Stringo. Il cambiamento è e resta affare di chi riceve l’opera. Zero condizionamenti da parte mia. Se mi condizionassi in virtù di qualche localizzata utilità esorbitante la mia pugna con le parole e con le immagini – con la verità che prende corpo nel corpo a corpo linguistico – mortificherei qualcosa di fondamentale. Mortificherei, in prima battuta, il mostro: il mostro che mi abita. Il mostro cui sovente lascio fare i suoi porci comodi, per poi rimetterlo in riga, altrimenti sarebbe la fine. Il mostro che, rivendicando voce in capitolo, rivendica il proprio diritto di esistenza.

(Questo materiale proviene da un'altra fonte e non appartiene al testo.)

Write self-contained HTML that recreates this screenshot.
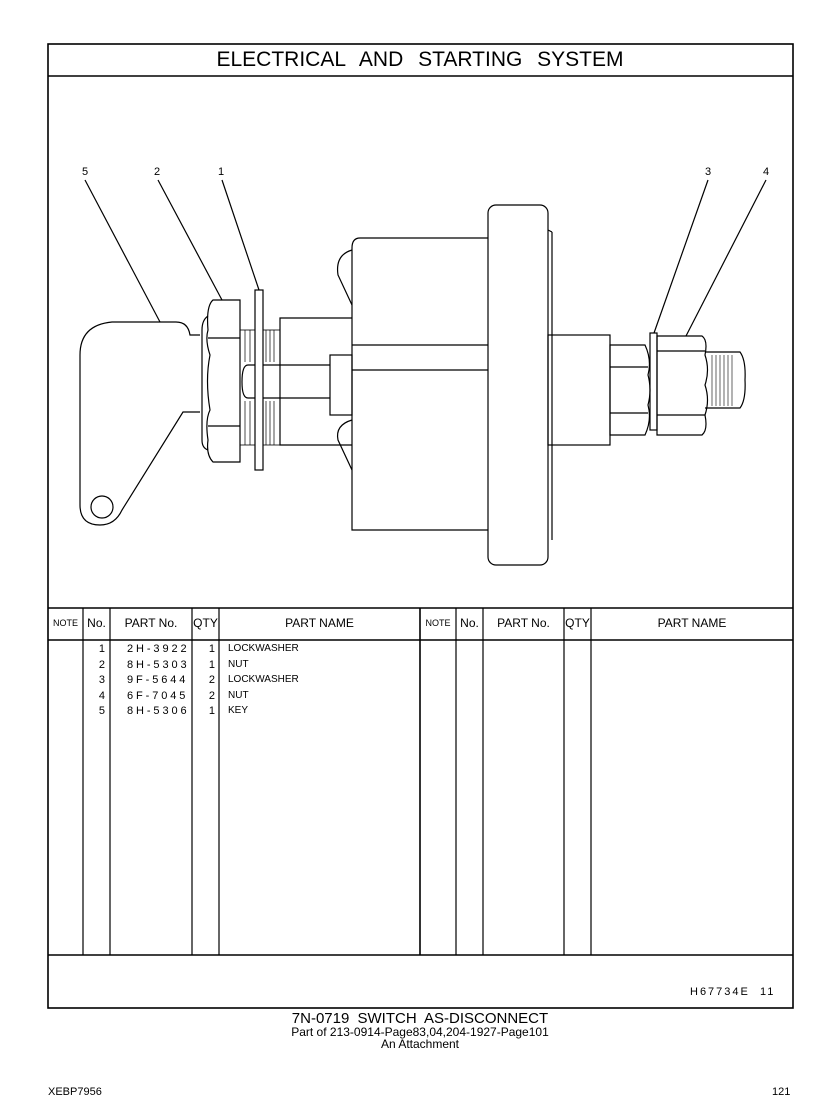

Esattamente come l’angelo.

Credo negli estremi. Scrivendo, innanzitutto scrivendo, mi abietto e mi elevo. Le spremute di buoni sentimenti producono l’arte lassativa che più mi disgusta. Personalmente sono disposto ad accogliere una proposta di gioia solo da parte di chi fronteggia l’orrore. Credo che un’opera di fuoco debba fare paura. Almeno un pochino. Credo pure che la peste artistica di questi anni pieni di merda e fuoco sotto cenere sia il politicamente corretto. Da questa prospettiva Piressia è un libro dannatamente politico.

Bolzano, 3 ottobre 2024, ore 8:41, un’oretta dopo il risveglio in una grande casa con vigna incorniciata dai monti (…infine ho rivisto La lucina, non sono riuscito a staccarmi dal grande schermo riempito dalle crepe dei calanchi lucani e della facciaccia di Moresco, i bicchieri sono venuti dopo, in un posto che si chiama Macello, in via del Macello 18…).